きみの靴の中の砂

今時の『エリア随筆』




 1950年代まで、我が国の英語高等教育の重要なテキストであったチャールズ・ラム(Charles Lamb 1775 - 1834)の『エリア随筆(Essays of Elia)』も、今となっては、その知名度も含め、随分様変わりしたものだ。理由は、その文体に負うところも多かろう。

 『エリア随筆』中、珠玉の一篇とされる『古陶器(Old China)』の文末近くの例えばこの一文.....、

Yet could those days return -- could you and I once more walk our thirty miles a-day -- could Bannister and Mrs. Bland again be young, and you and I young to see them -- could the good old one shilling gallery days return -- they are dreams, my cousin, now -- but could you and I at this moment, instead of this quiet argument, by our well-carpeted fire-side, sitting on this luxurious sofa -- be once more struggling up those inconvenient stair-cases, pushed about, and squeezed, and elbowed by the poorest rabble of poor gallery scramblers -- could I once more hear those anxious shrieks of yours -- and the delicious Thank God, we are safe, which always followed when the topmost stair, conquered, let in the first light of the whole cheerful theatre down beneath us -- I know not the fathom line that ever touched a descent so deep as I would be willing to bury more wealth in than Croesus had or the great Jew R----- is supposed to have, to purchase it.

 日本語訳にしたら一頁近くにもなる、この一文-----これでワン・センテンスという典型的な古い英語の書き言葉である。
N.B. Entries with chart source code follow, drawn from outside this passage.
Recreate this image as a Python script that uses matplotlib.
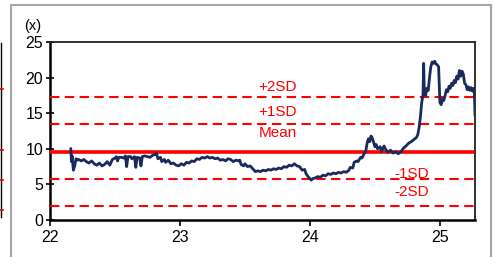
import matplotlib
matplotlib.use('Agg')
import matplotlib.pyplot as plt
from matplotlib import font_manager

# pick a narrow arial-like face if present
names = set(f.name for f in font_manager.fontManager.ttflist)
if 'Liberation Sans Narrow' in names:
    plt.rcParams['font.family'] = ['Liberation Sans Narrow', 'DejaVu Sans']
else:
    plt.rcParams['font.family'] = ['Liberation Sans', 'DejaVu Sans']

#-----------------------------------------
#--- Data
#-----------------------------------------
years = [22.16, 22.165, 22.17, 22.18, 22.19, 22.20, 22.21, 22.22, 22.24, 22.26,
         22.28, 22.30, 22.32, 22.34, 22.36, 22.38, 22.40, 22.42, 22.44, 22.46,
         22.48, 22.50, 22.51, 22.52, 22.53, 22.55, 22.57, 22.58, 22.59, 22.60,
         22.62, 22.63, 22.65, 22.66, 22.67, 22.69, 22.70, 22.71, 22.73, 22.75,
         22.77, 22.79, 22.81, 22.82, 22.83, 22.85, 22.86, 22.88, 22.89, 22.91,
         22.93, 22.95, 22.97, 22.99, 23.01, 23.03, 23.05, 23.07, 23.09, 23.11,
         23.13, 23.15, 23.17, 23.19, 23.21, 23.23, 23.25, 23.27, 23.29, 23.31,
         23.33, 23.35, 23.37, 23.39, 23.41, 23.43, 23.45, 23.46, 23.47, 23.49,
         23.50, 23.52, 23.54, 23.56, 23.58, 23.60, 23.62, 23.64, 23.66, 23.68,
         23.70, 23.72, 23.74, 23.76, 23.78, 23.80, 23.82, 23.84, 23.86, 23.88,
         23.90, 23.92, 23.94, 23.96, 23.97, 23.99, 24.01, 24.02, 24.04, 24.06,
         24.08, 24.10, 24.12, 24.14, 24.16, 24.18, 24.20, 24.22, 24.24, 24.26,
         24.28, 24.30, 24.31, 24.33, 24.34, 24.36, 24.37, 24.39, 24.40, 24.42,
         24.43, 24.44, 24.45, 24.46, 24.47, 24.48, 24.49, 24.50, 24.51, 24.52,
         24.54, 24.55, 24.57, 24.58, 24.60, 24.62, 24.64, 24.66, 24.68, 24.70,
         24.72, 24.74, 24.76, 24.78, 24.80, 24.82, 24.83, 24.84, 24.85, 24.86,
         24.87, 24.875, 24.88, 24.89, 24.90, 24.91, 24.92, 24.93, 24.94, 24.95,
         24.96, 24.97, 24.98, 24.99, 25.00, 25.01, 25.02, 25.03, 25.04, 25.05,
         25.06, 25.07, 25.08, 25.09, 25.10, 25.11, 25.12, 25.13, 25.14, 25.15,
         25.16, 25.17, 25.18, 25.19, 25.20, 25.21, 25.22, 25.23, 25.24, 25.25,
         25.26, 25.265, 25.27]
values = [10.0, 8.2, 9.0, 7.0, 7.6, 8.6, 8.4, 8.5, 8.3, 8.5,
          8.2, 8.0, 8.3, 7.9, 7.7, 8.0, 7.6, 7.8, 8.2, 7.7,
          8.5, 8.7, 8.9, 8.3, 8.8, 8.8, 8.7, 9.0, 7.5, 8.9,
          8.9, 8.6, 8.9, 7.4, 8.8, 8.7, 7.6, 8.9, 9.0, 8.9,
          8.8, 9.1, 9.2, 9.4, 8.6, 8.8, 8.2, 8.5, 8.1, 8.4,
          7.9, 8.0, 7.7, 7.6, 7.9, 7.7, 8.1, 8.0, 8.3, 8.2,
          8.6, 8.5, 8.8, 8.7, 8.9, 8.7, 8.8, 8.6, 8.7, 8.4,
          8.5, 8.3, 8.6, 8.5, 8.2, 8.4, 8.3, 8.4, 7.8, 7.6,
          7.9, 7.5, 7.6, 7.2, 6.8, 6.9, 6.8, 7.0, 6.9, 7.1,
          7.0, 7.2, 7.1, 7.3, 7.2, 7.5, 7.4, 7.7, 7.6, 7.9,
          7.6, 7.5, 7.0, 7.1, 6.5, 6.0, 5.6, 5.8, 5.9, 6.1,
          6.0, 6.3, 6.2, 6.5, 6.4, 6.6, 6.5, 6.7, 6.6, 6.8,
          6.7, 7.0, 7.4, 7.3, 8.1, 8.3, 8.2, 8.8, 8.7, 9.4,
          9.7, 10.8, 11.4, 11.0, 11.8, 11.5, 10.9, 10.3, 10.6, 10.0,
          10.3, 9.6, 10.4, 10.0, 9.5, 9.8, 9.4, 9.6, 9.3, 9.6,
          10.1, 10.4, 10.8, 11.0, 11.3, 11.6, 12.0, 13.0, 14.5, 16.5,
          17.6, 22.0, 18.0, 17.5, 18.5, 18.2, 20.0, 21.5, 22.2, 22.0,
          22.3, 21.9, 21.8, 21.5, 16.5, 16.2, 17.0, 16.8, 17.5, 18.3,
          18.0, 18.8, 18.5, 19.2, 18.9, 19.6, 19.3, 20.2, 19.8, 21.0,
          20.2, 20.9, 20.5, 19.2, 19.0, 18.3, 18.7, 18.2, 18.6, 18.1,
          18.5, 17.8, 14.8]

mean = 9.6
sd = 3.85
band_names = ['+2SD', '+1SD', 'Mean', '-1SD', '-2SD']
band_levels = [mean + 2*sd, mean + sd, mean, mean - sd, mean - 2*sd]
x_ticks = [22, 23, 24, 25]
y_ticks = [0, 5, 10, 15, 20, 25]

#-----------------------------------------
#--- Plot
#-----------------------------------------
W, H = 494, 257
fig = plt.figure(figsize=(W/100., H/100.), dpi=100)
ax = fig.add_axes([50./W, 1-220./H, 425./W, 178./H])

red = '#ff0000'
for name, lev in zip(band_names, band_levels):
    if name == 'Mean':
        ax.axhline(lev, color=red, lw=2.6, zorder=3)
    else:
        ax.axhline(lev, color=red, lw=1.5, dashes=(4.5, 2.6), zorder=3)

ax.plot(years, values, color='#1b2a5c', lw=2.0, zorder=4)

# band labels
lab_pos = {'+2SD': (23.75, 18.7), '+1SD': (23.75, 15.2), 'Mean': (23.75, 12.2),
           '-1SD': (24.78, 6.5), '-2SD': (24.78, 3.9)}
for name in band_names:
    lx, ly = lab_pos[name]
    ax.text(lx, ly, name, color=red, fontsize=11, ha='center', va='center', zorder=2)

ax.set_xlim(22, 25.27)
ax.set_ylim(0, 25)
ax.set_xticks(x_ticks)
ax.set_yticks(y_ticks)
ax.tick_params(axis='y', direction='inout', length=6, width=1.2, labelsize=11.5, pad=2)
ax.tick_params(axis='x', direction='out', length=4, width=1.2, labelsize=11.5, pad=3)
for s in ['left', 'bottom']:
    ax.spines[s].set_linewidth(1.8)
for s in ['top', 'right']:
    ax.spines[s].set_linewidth(1.3)
    ax.spines[s].set_color('#222222')

fig.text(33./W, 1-26./H, '(x)', fontsize=10.5, ha='center', va='center')

# grey frame of the report box
grey = '#a6a6a6'
fig.add_artist(plt.Line2D([10.5/W, 10.5/W], [0, 1-5./H], color=grey, lw=1.5))
fig.add_artist(plt.Line2D([10.5/W, 491./W], [1-5./H, 1-5./H], color=grey, lw=1.5))
fig.add_artist(plt.Line2D([491./W, 491./W], [0, 1-5./H], color=grey, lw=1.5))

# sliver of the neighbouring chart at the left edge
fig.add_artist(plt.Line2D([1./W, 1./W], [1-217./H, 1-43./H], color='black', lw=1.0))
for yy in [89, 150, 180, 210]:
    fig.add_artist(plt.Line2D([0, 3./W], [1-yy/float(H), 1-yy/float(H)], color=red, lw=1.2))

fig.savefig('out.png', dpi=100)
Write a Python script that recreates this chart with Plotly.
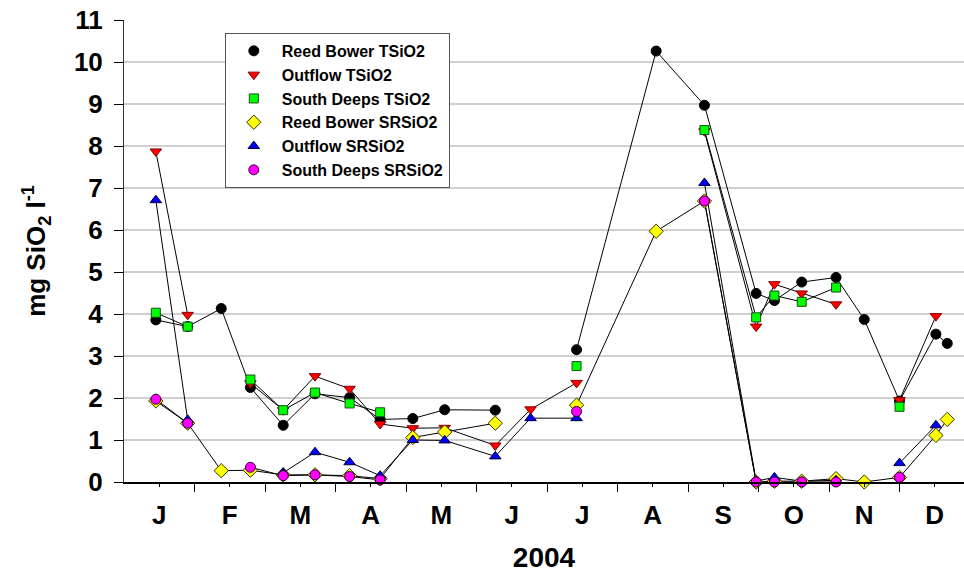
import calendar
import plotly.graph_objects as go

# Sampling dates for 2004 (shared by all series; None = not sampled)
sample_dates = [
    "2004-01-15", "2004-01-29", "2004-02-12", "2004-02-24", "2004-03-09",
    "2004-03-23", "2004-04-07", "2004-04-20", "2004-05-04", "2004-05-18",
    "2004-06-09", "2004-06-24", "2004-07-14", "2004-08-18", "2004-09-08",
    "2004-09-30", "2004-10-08", "2004-10-20", "2004-11-04", "2004-11-16",
    "2004-12-01", "2004-12-17", "2004-12-22",
]

reed_bower_tsio2 = [3.86, 3.70, 4.13, 2.25, 1.35, 2.10, 2.01, 1.49, 1.51, 1.72, 1.71, None,
                    3.15, 10.26, 8.97, 4.49, 4.32, 4.76, 4.87, 3.87, 1.93, 3.52, 3.30]
outflow_tsio2 = [7.87, 3.98, None, 2.35, 1.71, 2.52, 2.22, 1.38, 1.28, 1.29, 0.87, 1.73,
                 2.36, None, 8.35, 3.70, 4.71, 4.49, 4.23, None, 1.95, 3.95, None]
south_deeps_tsio2 = [4.03, 3.70, None, 2.44, 1.71, 2.13, 1.87, 1.66, None, None, None, None,
                     2.76, None, 8.38, 3.92, 4.44, 4.29, 4.63, None, 1.79, None, None]
reed_bower_srsio2 = [1.93, 1.40, 0.27, 0.28, 0.17, 0.17, 0.15, 0.08, 1.06, 1.19, 1.40, None,
                     1.83, 5.97, 6.69, 0.00, 0.02, 0.02, 0.08, 0.00, 0.11, 1.11, 1.49]
outflow_srsio2 = [6.71, 1.48, None, None, 0.22, 0.71, 0.47, 0.15, 1.00, 0.99, 0.61, 1.52,
                  1.52, None, 7.12, 0.02, 0.11, 0.02, 0.04, None, 0.45, 1.35, None]
south_deeps_srsio2 = [1.97, 1.40, None, 0.35, 0.15, 0.17, 0.13, 0.05, None, None, None, None,
                      1.68, None, 6.69, 0.00, 0.00, 0.00, 0.00, None, 0.11, None, None]

month_labels = ["J", "F", "M", "A", "M", "J", "J", "A", "S", "O", "N", "D"]
y_ticks = list(range(0, 12))


def month_pos(d):
    """Position of a date on a month-unit axis (0 = 1 Jan, 1 = 1 Feb, ...)."""
    y, m, dd = map(int, d.split("-"))
    return (m - 1) + (dd - 1) / calendar.monthrange(y, m)[1]


x = [month_pos(d) for d in sample_dates]

series = [
    ("Reed Bower TSiO2", reed_bower_tsio2, "circle", "#000000", "#000000", 10),
    ("Outflow TSiO2", outflow_tsio2, "triangle-down", "#ff0000", "#800000", 10),
    ("South Deeps TSiO2", south_deeps_tsio2, "square", "#00ff00", "#1a4d1a", 9),
    ("Reed Bower SRSiO2", reed_bower_srsio2, "diamond", "#ffff00", "#333300", 11),
    ("Outflow SRSiO2", outflow_srsio2, "triangle-up", "#0000ff", "#000033", 10),
    ("South Deeps SRSiO2", south_deeps_srsio2, "circle", "#ff00ff", "#330033", 10),
]

FONT = "Liberation Sans, Arial, sans-serif"

fig = go.Figure()

# connecting lines first (gaps where a site was not sampled)
for name, vals, sym, fill, edge, size in series:
    fig.add_trace(go.Scatter(
        x=x, y=vals, mode="lines", connectgaps=False,
        line=dict(color="#000000", width=1),
        showlegend=False, hoverinfo="skip",
    ))

# markers on top
for name, vals, sym, fill, edge, size in series:
    fig.add_trace(go.Scatter(
        x=x, y=vals, mode="markers", name=name, cliponaxis=False,
        marker=dict(symbol=sym, size=size, color=fill,
                    line=dict(color=edge, width=1)),
    ))

fig.update_layout(
    width=964, height=579,
    margin=dict(l=124, r=0, t=20, b=97),
    paper_bgcolor="white", plot_bgcolor="white",
    font=dict(family=FONT, color="black"),
    legend=dict(
        x=0.12, y=0.972, xanchor="left", yanchor="top",
        bgcolor="white", bordercolor="#555555", borderwidth=1,
        font=dict(family=FONT, size=16, weight="bold"),
        itemwidth=46, tracegroupgap=0,
    ),
    xaxis=dict(
        range=[0, 840 / 70.5],
        tickmode="array", tickvals=[i + 0.5 for i in range(12)], ticktext=month_labels,
        ticks="outside", ticklen=3, tickcolor="black",
        minor=dict(tickmode="array", tickvals=list(range(1, 12)), ticks="outside",
                   ticklen=8, tickcolor="black", showgrid=False),
        showline=True, linecolor="black", linewidth=2,
        showgrid=False, zeroline=False,
        tickfont=dict(size=26, weight="bold"),
        ticklabelstandoff=6,
        title=dict(text="2004", font=dict(size=28, weight="bold"), standoff=18),
    ),
    yaxis=dict(
        range=[0, 11],
        tickmode="array", tickvals=y_ticks,
        ticks="outside", ticklen=9, tickcolor="black",
        showline=True, linecolor="#333333", linewidth=1,
        showgrid=True, gridcolor="#cfcfcf", gridwidth=1.5,
        zeroline=False,
        tickfont=dict(size=26, weight="bold"),
        ticklabelstandoff=6,
        title=dict(text="mg SiO<sub>2</sub> l<sup>-1</sup>",
                   font=dict(size=26, weight="bold"), standoff=20),
    ),
)

fig.write_html("out.html")
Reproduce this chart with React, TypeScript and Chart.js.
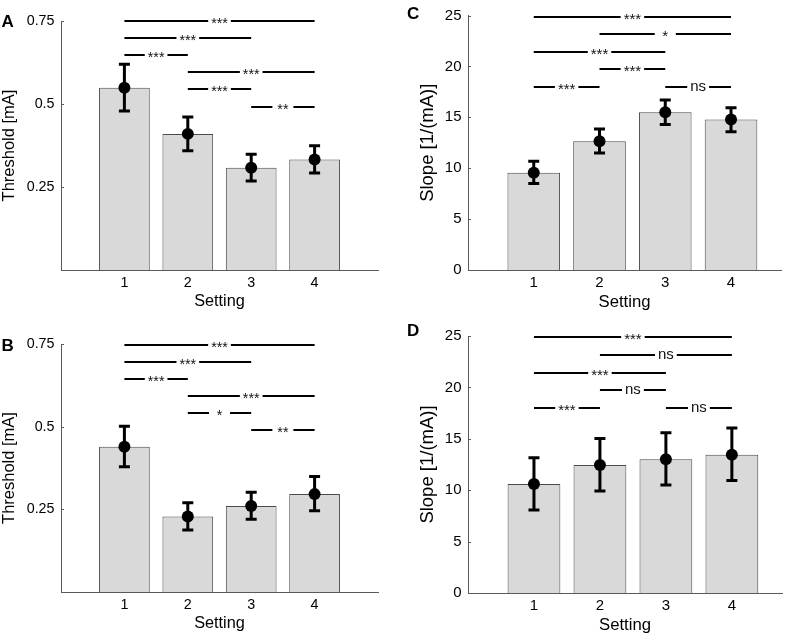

戦後、『米語』が日本の英語教育の中心に据えられた瞬間から、こういった一文を含む文章は、我が国では次第に廃れゆく運命となった。

 『エリア随筆』の日本語への名訳は何種かあり、どれも苦心の翻訳と言える。すべて戦前の仕事で、漢語にも精通した世代の作業であることから、その訳文理解には漢語の素養もいささか不可欠である。また、いずれの訳本を手にする場合でも、遅かれ早かれ、今、入手し得る唯一の解説書とも言える福原麟太郎の『チャールズ・ラム傳』を繙読しないわけにはいくまい。それ程までに、今となっては理解するに時間のかかる、奥の深いエッセイである。

 特徴的なのは、日本語訳に取り組んだそれぞれの翻訳者(英文学者)が、その影響下、自らも立派なエッセイの制作に励んだところである。模倣を試みたくなる程、原典が魅力的な文学の領域に達していることは、誰に教わることなく、読む者に明快である。

 なお、『エリア随筆』でいう『随筆』は、『エッセイ』『論文』と同意であり、我が国で一般的に用いる、『随筆』『随想』『漫筆』『雑文』とは一線を画す。